◆ **Data provided**:
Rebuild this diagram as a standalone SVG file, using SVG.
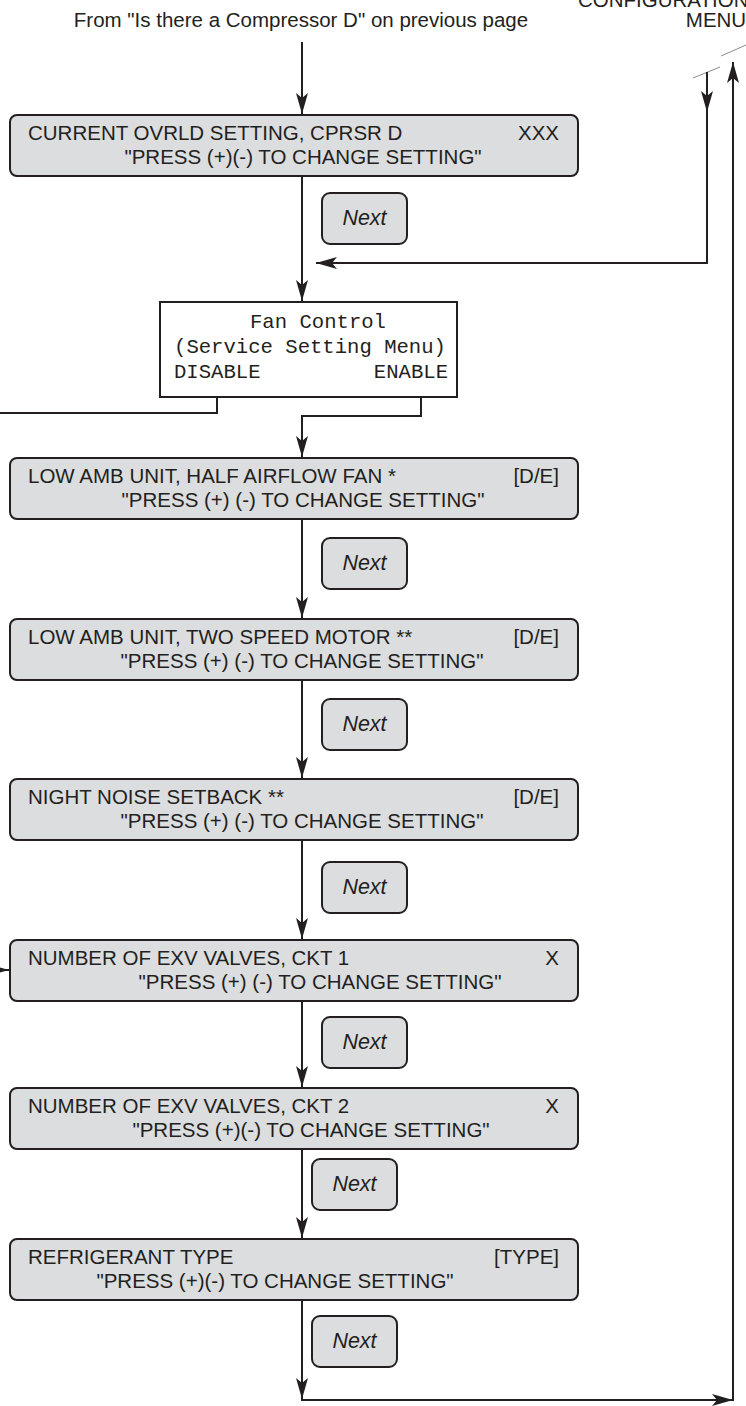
<svg xmlns="http://www.w3.org/2000/svg" width="746" height="1406" viewBox="0 0 746 1406">
<defs>
<style>
.box{fill:#dcdddf;stroke:#231f20;stroke-width:2}
.fan{fill:#ffffff;stroke:#231f20;stroke-width:2}
.t{font-family:"Liberation Sans",Arial,sans-serif;font-size:20.5px;fill:#231f20}
.n{font-family:"Liberation Sans",Arial,sans-serif;font-size:21.5px;font-style:italic;fill:#231f20}
.m{font-family:"Liberation Mono","Courier New",monospace;font-size:20.6px;fill:#231f20}
.c{fill:none;stroke:#231f20;stroke-width:2}
.brk{fill:none;stroke:#8a8a8a;stroke-width:1}
</style>
<marker id="ah" markerUnits="userSpaceOnUse" markerWidth="24" markerHeight="14" viewBox="-22 -7 24 14" refX="0" refY="0" orient="auto">
<path d="M0,0 L-21,-6 L-16,0 L-21,6 Z" fill="#231f20"/>
</marker>
</defs>

<g id="header">
<text class="t" x="301" y="27" text-anchor="middle">From "Is there a Compressor D" on previous page</text>
<text class="t" x="578" y="7">CONFIGURATION</text>
<text class="t" x="716" y="27" text-anchor="middle">MENU</text>
</g>

<g id="connectors">
<line class="c" x1="302" y1="42" x2="302" y2="114" marker-end="url(#ah)"/>
<line class="c" x1="302" y1="176" x2="302" y2="301" marker-end="url(#ah)"/>
<line class="brk" x1="693" y1="78" x2="720" y2="67"/>
<line class="brk" x1="721" y1="56" x2="746" y2="45"/>
<line class="c" x1="707" y1="72" x2="707" y2="112" marker-end="url(#ah)"/>
<polyline class="c" points="707,110 707,263 316,263" marker-end="url(#ah)"/>
<polyline class="c" points="217,397 217,413 0,413"/>
<polyline class="c" points="421,397 421,416 302,416 302,457" marker-end="url(#ah)"/>
<line class="c" x1="302" y1="519" x2="302" y2="618" marker-end="url(#ah)"/>
<line class="c" x1="302" y1="680" x2="302" y2="778" marker-end="url(#ah)"/>
<line class="c" x1="302" y1="840" x2="302" y2="939" marker-end="url(#ah)"/>
<line class="c" x1="0" y1="970" x2="9" y2="970" marker-end="url(#ah)"/>
<line class="c" x1="302" y1="1001" x2="302" y2="1087" marker-end="url(#ah)"/>
<line class="c" x1="302" y1="1149" x2="302" y2="1238" marker-end="url(#ah)"/>
<line class="c" x1="302" y1="1300" x2="302" y2="1399" marker-end="url(#ah)"/>
<line class="c" x1="301" y1="1400" x2="733" y2="1400" marker-end="url(#ah)"/>
<line class="c" x1="733" y1="1401" x2="733" y2="62" marker-end="url(#ah)"/>
</g>

<g id="box1">
<rect class="box" x="10" y="115" width="568" height="61" rx="7"/>
<text class="t" x="28" y="140">CURRENT OVRLD SETTING, CPRSR D</text>
<text class="t" x="559" y="140" text-anchor="end">XXX</text>
<text class="t" x="303" y="164" text-anchor="middle">"PRESS (+)(-) TO CHANGE SETTING"</text>
</g>
<g id="next1">
<rect class="box" x="322" y="193" width="85" height="51" rx="8"/>
<text class="n" x="364.5" y="225" text-anchor="middle">Next</text>
</g>

<g id="fancontrol">
<rect class="fan" x="160" y="302" width="297" height="95"/>
<text class="m" x="318" y="328" text-anchor="middle">Fan Control</text>
<text class="m" x="310" y="353" text-anchor="middle">(Service Setting Menu)</text>
<text class="m" x="174" y="378">DISABLE</text>
<text class="m" x="448" y="378" text-anchor="end">ENABLE</text>
</g>

<g id="box2">
<rect class="box" x="10" y="458" width="568" height="61" rx="7"/>
<text class="t" x="28" y="483">LOW AMB UNIT, HALF AIRFLOW FAN *</text>
<text class="t" x="559" y="483" text-anchor="end">[D/E]</text>
<text class="t" x="303" y="507" text-anchor="middle">"PRESS (+) (-) TO CHANGE SETTING"</text>
</g>
<g id="next2">
<rect class="box" x="322" y="538" width="85" height="51" rx="8"/>
<text class="n" x="364.5" y="570" text-anchor="middle">Next</text>
</g>

<g id="box3">
<rect class="box" x="10" y="619" width="568" height="61" rx="7"/>
<text class="t" x="28" y="644">LOW AMB UNIT, TWO SPEED MOTOR **</text>
<text class="t" x="559" y="644" text-anchor="end">[D/E]</text>
<text class="t" x="302" y="668" text-anchor="middle">"PRESS (+) (-) TO CHANGE SETTING"</text>
</g>
<g id="next3">
<rect class="box" x="322" y="699" width="85" height="51" rx="8"/>
<text class="n" x="364.5" y="731" text-anchor="middle">Next</text>
</g>

<g id="box4">
<rect class="box" x="10" y="779" width="568" height="61" rx="7"/>
<text class="t" x="28" y="804">NIGHT NOISE SETBACK **</text>
<text class="t" x="559" y="804" text-anchor="end">[D/E]</text>
<text class="t" x="302" y="828" text-anchor="middle">"PRESS (+) (-) TO CHANGE SETTING"</text>
</g>
<g id="next4">
<rect class="box" x="322" y="862" width="85" height="51" rx="8"/>
<text class="n" x="364.5" y="894" text-anchor="middle">Next</text>
</g>

<g id="box5">
<rect class="box" x="10" y="940" width="568" height="61" rx="7"/>
<text class="t" x="28" y="965">NUMBER OF EXV VALVES, CKT 1</text>
<text class="t" x="559" y="965" text-anchor="end">X</text>
<text class="t" x="320" y="989" text-anchor="middle">"PRESS (+) (-) TO CHANGE SETTING"</text>
</g>
<g id="next5">
<rect class="box" x="322" y="1017" width="85" height="51" rx="8"/>
<text class="n" x="364.5" y="1049" text-anchor="middle">Next</text>
</g>

<g id="box6">
<rect class="box" x="10" y="1088" width="568" height="61" rx="7"/>
<text class="t" x="28" y="1113">NUMBER OF EXV VALVES, CKT 2</text>
<text class="t" x="559" y="1113" text-anchor="end">X</text>
<text class="t" x="311" y="1137" text-anchor="middle">"PRESS (+)(-) TO CHANGE SETTING"</text>
</g>
<g id="next6">
<rect class="box" x="312" y="1159" width="85" height="51" rx="8"/>
<text class="n" x="354.5" y="1191" text-anchor="middle">Next</text>
</g>

<g id="box7">
<rect class="box" x="10" y="1239" width="568" height="61" rx="7"/>
<text class="t" x="28" y="1264">REFRIGERANT TYPE</text>
<text class="t" x="559" y="1264" text-anchor="end">[TYPE]</text>
<text class="t" x="275" y="1288" text-anchor="middle">"PRESS (+)(-) TO CHANGE SETTING"</text>
</g>
<g id="next7">
<rect class="box" x="312" y="1316" width="85" height="51" rx="8"/>
<text class="n" x="354.5" y="1348" text-anchor="middle">Next</text>
</g>
</svg>
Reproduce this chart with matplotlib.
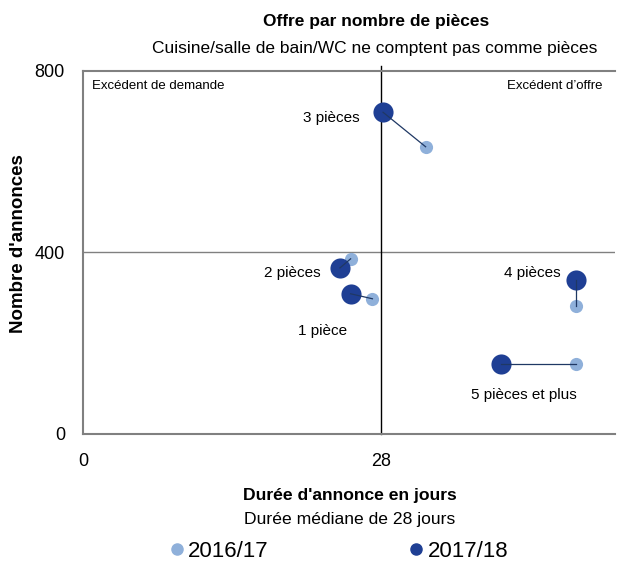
import matplotlib
matplotlib.use("Agg")
import matplotlib.pyplot as plt
from matplotlib.lines import Line2D

plt.rcParams['font.family'] = ['Liberation Sans Narrow', 'Liberation Sans', 'DejaVu Sans']

# Données
categories = ['1 pièce', '2 pièces', '3 pièces', '4 pièces', '5 pièces et plus']
duree_1617 = [27.2, 25.15, 32.2, 46.3, 46.3]
annonces_1617 = [298, 386, 633, 281, 154]
duree_1718 = [25.15, 24.15, 28.2, 46.3, 39.3]
annonces_1718 = [309, 366, 709, 340, 154]
mediane = 28

# position des étiquettes (décalage en points, alignement)
label_pos = [((-20, -27), 'center'), ((-14, -4), 'right'), ((-17, -4), 'right'),
             ((-11, 5), 'right'), ((16, -22), 'center')]

c_1617 = '#8fb0da'
c_1718 = '#1f3f94'
c_line = '#1f3864'
gris = '#808080'

fig = plt.figure(figsize=(6.17, 5.67), dpi=100)
ax = fig.add_axes([0.1345, 0.2346, 0.8623, 0.6402])
ax.set_xlim(0, 50)
ax.set_ylim(0, 800)

ax.axhline(400, color=gris, lw=1, zorder=1)
ax.plot([mediane, mediane], [0, 810], color='black', lw=1, clip_on=False, zorder=1)

ax.scatter(duree_1617, annonces_1617, s=90, color=c_1617, zorder=3, linewidths=0)
ax.scatter(duree_1718, annonces_1718, s=210, color=c_1718, zorder=3, linewidths=0)
for i in range(len(categories)):
    ax.plot([duree_1718[i], duree_1617[i]], [annonces_1718[i], annonces_1617[i]],
            color=c_line, lw=0.9, zorder=4)
    (dx, dy), ha = label_pos[i]
    ax.annotate(categories[i], (duree_1718[i], annonces_1718[i]), xytext=(dx, dy),
                textcoords='offset points', ha=ha, va='center', fontsize=11)

ax.text(0.017, 0.975, 'Excédent de demande', transform=ax.transAxes, fontsize=9.5, va='top')
ax.text(0.976, 0.975, 'Excédent d\u2019offre', transform=ax.transAxes, fontsize=9.5, va='top', ha='right')

for s in ['left', 'bottom', 'top']:
    ax.spines[s].set_color(gris)
    ax.spines[s].set_linewidth(1.5)
ax.spines['right'].set_visible(False)

ax.set_xticks([0, mediane])
ax.set_yticks([0, 400, 800])
ax.tick_params(length=0, labelsize=13, pad=13)
ax.tick_params(axis='x', pad=14)
ax.set_ylabel("Nombre d'annonces", fontsize=13.5, fontweight='bold')
ax.yaxis.set_label_coords(-0.105, 0.525)

fig.text(0.61, 0.954, 'Offre par nombre de pièces', ha='center', fontsize=12.5, fontweight='bold')
fig.text(0.608, 0.907, 'Cuisine/salle de bain/WC ne comptent pas comme pièces', ha='center', fontsize=12.5)
fig.text(0.567, 0.118, "Durée d'annonce en jours", ha='center', fontsize=12.6, fontweight='bold')
fig.text(0.567, 0.075, 'Durée médiane de 28 jours', ha='center', fontsize=12.6)

handles = [Line2D([], [], ls='none', marker='o', ms=8, color=c_1617, label='2016/17'),
           Line2D([], [], ls='none', marker='o', ms=8, color=c_1718, label='2017/18')]
fig.legend(handles=handles, loc='center', bbox_to_anchor=(0.548, 0.027), ncol=2, frameon=False,
           fontsize=16, handletextpad=0.1, columnspacing=6.25, handlelength=0.8,
           borderpad=0, borderaxespad=0)

fig.savefig('out.png', dpi=100)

◆ **Task prompt**: Whichever lines contain the string "this", select and copy them.

◆ **Task solution**:
Rebuild this diagram as a standalone SVG file, using SVG.
Reproduce this chart with matplotlib.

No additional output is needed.